(ots) - Kann die NRW-SPD den versprochenen "Neuanfang"
schaffen? Mit einem klaren Ja oder Nein ist das derzeit nicht zu
beantworten. Bisher hat die Partei nur erkannt, dass sie sich neu
erfinden müsste. Allerdings weckt die Art und Weise, mit der sie in
die Zeit nach Hannelore Kraft startet, keine großen Erwartungen. Die
SPD setzt zunächst weiter auf ihre alte Garde, ausgerechnet auf jene,
die die Niederlage zu verantworten haben. Eine Rebellion ist nicht
mal im Ansatz zu erkennen.
Woran es gelegen hat, dass sich so viele Wähler von der
Sozialdemokratie abgewendet haben, wissen sie inzwischen genau:
selbstgefälliger Wahlkampf, Personenplakate statt Themen, fehlende
Streitkultur in der Partei, zu große Distanz zum Bürger, zu braver
Auftritt. In der Analyse von Niederlagen ist die SPD stark. Wenn es
aber darum geht, diese Erkenntnisse in Politik zu verwandeln, bekommt
sie regelmäßig Angst vor der eigenen Courage.

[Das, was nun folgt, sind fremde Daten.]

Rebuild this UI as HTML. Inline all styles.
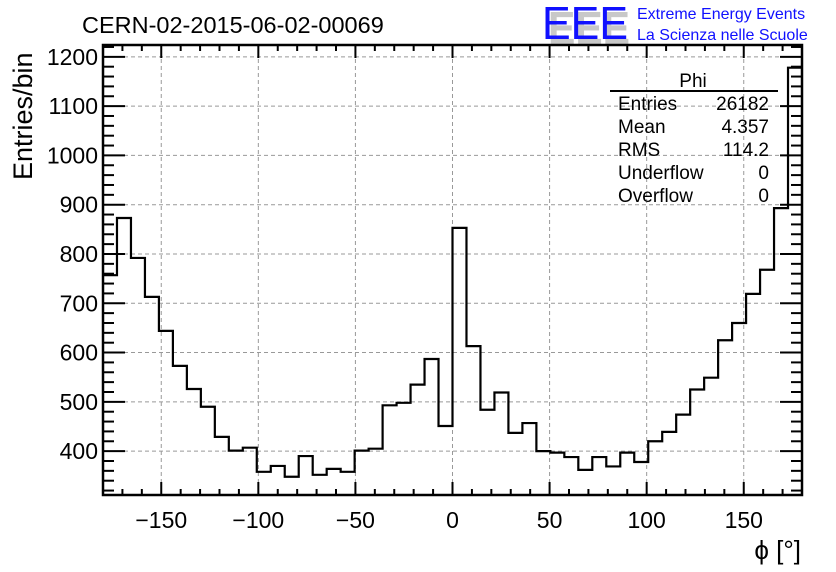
<!DOCTYPE html>
<html><head><meta charset="utf-8"><style>
body{margin:0;background:#fff}
svg{display:block;font-family:"Liberation Sans",Arial,sans-serif}
</style></head><body>
<svg id="chart" width="836" height="572" viewBox="0 0 836 572">
<text x="82" y="33" font-size="23.5">CERN-02-2015-06-02-00069</text>
<g>
<text x="548" y="44" font-size="46" fill="#c8c8c8" font-weight="bold" textLength="82" lengthAdjust="spacingAndGlyphs">EEE</text>
<text x="542" y="39" font-size="46" fill="#1010ff" textLength="86" lengthAdjust="spacingAndGlyphs">EEE</text>
<text x="637" y="19" font-size="16" fill="#1010ff">Extreme Energy Events</text>
<text x="637" y="40" font-size="16" fill="#1010ff">La Scienza nelle Scuole</text>
</g>
<g id="grid"></g>
<g id="axes"></g>
<path id="hist" fill="none" stroke="#000" stroke-width="2.2"/>
<rect x="103" y="45" width="699" height="450" fill="none" stroke="#000" stroke-width="2.5"/>
<g font-size="19">
<text x="693" y="87" text-anchor="middle">Phi</text>
<line x1="610" y1="91" x2="778" y2="91" stroke="#000" stroke-width="2"/>
<text x="618" y="110">Entries</text><text x="769" y="110" text-anchor="end">26182</text>
<text x="618" y="133">Mean</text><text x="769" y="133" text-anchor="end">4.357</text>
<text x="618" y="156">RMS</text><text x="769" y="156" text-anchor="end">114.2</text>
<text x="618" y="179">Underflow</text><text x="769" y="179" text-anchor="end">0</text>
<text x="618" y="202">Overflow</text><text x="769" y="202" text-anchor="end">0</text>
</g>
<text x="0" y="0" font-size="27" transform="translate(32,180) rotate(-90)">Entries/bin</text>
<text x="801" y="559" font-size="26" text-anchor="end">ϕ [°]</text>
</svg>
<script>
const binEdgesMin = -180;
const binWidth = 7.2;
const counts = [757,873,792,713,644,573,526,490,429,401,407,358,370,348,390,352,364,358,401,405,493,498,535,587,451,853,613,484,519,437,457,400,397,388,362,388,369,397,378,420,439,474,525,549,625,660,719,768,893,1178];
const xTicks = [-150,-100,-50,0,50,100,150];
const yTicks = [400,500,600,700,800,900,1000,1100,1200];
const xMin=-180,xMax=180,yMin=311,yMax=1224;
const L=103,R=802,T=45,B=495;
const sx=v=>L+(v-xMin)/(xMax-xMin)*(R-L);
const sy=v=>B-(v-yMin)/(yMax-yMin)*(B-T);
const NS="http://www.w3.org/2000/svg";
const grid=document.getElementById('grid'),axes=document.getElementById('axes');
function mk(tag,at,parent){const e=document.createElementNS(NS,tag);for(const k in at)e.setAttribute(k,at[k]);parent.appendChild(e);return e;}
xTicks.forEach(v=>{
  const g=mk('line',{x1:sx(v),x2:sx(v),y1:T,y2:B,stroke:'#999','stroke-dasharray':'4,3','stroke-width':1},grid);
  
  
  const t=mk('text',{x:sx(v),y:528,'font-size':23,'text-anchor':'middle'},axes);
  t.textContent=v<0?'\u2212'+Math.abs(v):String(v);
  
  
});
yTicks.forEach(v=>{
  const g=mk('line',{x1:L,x2:R,y1:sy(v),y2:sy(v),stroke:'#999','stroke-dasharray':'4,3','stroke-width':1},grid);
  
  
  const t=mk('text',{x:98,y:sy(v)+8,'font-size':23,'text-anchor':'end'},axes);
  t.textContent=String(v);
  
  
});
for(let v=-170;v<=170;v+=10){const maj=v%50===0;const len=maj?13:6;
  mk('line',{x1:sx(v),x2:sx(v),y1:B,y2:B-len,stroke:'#000','stroke-width':2},axes);
  mk('line',{x1:sx(v),x2:sx(v),y1:T,y2:T+len,stroke:'#000','stroke-width':2},axes);}
for(let v=320;v<=1220;v+=20){const maj=v%100===0;const len=maj?22:11;
  mk('line',{x1:L,x2:L+len,y1:sy(v),y2:sy(v),stroke:'#000','stroke-width':2},axes);
  mk('line',{x1:R,x2:R-len,y1:sy(v),y2:sy(v),stroke:'#000','stroke-width':2},axes);}
let d='M'+sx(binEdgesMin)+','+sy(counts[0]);
counts.forEach((c,i)=>{const x0=binEdgesMin+i*binWidth,x1=x0+binWidth;
  d+=' L'+sx(x0)+','+sy(c)+' L'+sx(x1)+','+sy(c);});
document.getElementById('hist').setAttribute('d',d);
</script>
</body></html>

Im Grunde möchte die SPD gar nicht artig sein. Kanzlerkandidat
Martin Schulz und die neue NRW-SPD-Generalsekretärin Svenja Schulze
lobten in Duisburg Labour-Chef Jeremy Corbyn für dessen engagierten
Wahlkampf in Großbritannien. Der sei einer, der den Konservativen die
Stirn biete, hieß es. Corbyn, den bis vor kurzem innerhalb und
außerhalb von England kaum jemand ernst nahm, ist aber das genaue
Gegenteil von den vielen braven Spitzen-Sozialdemokraten in
Deutschland. Der Labour-Mann ist dicht an der Basis, er fremdelt aber
mit der eigenen Parteielite.
Wenn Michael Groschek es ernst meint mit dem "Neuanfang, der sich
gewaschen hat", dann muss er seine Partei offen streiten und
experimentieren lassen. Dann muss er beizeiten auch die jungen Wilden
ranlassen, die noch Lust haben auf Politik. Den Altvorderen ist diese
Lust zuletzt nämlich abhanden gekommen.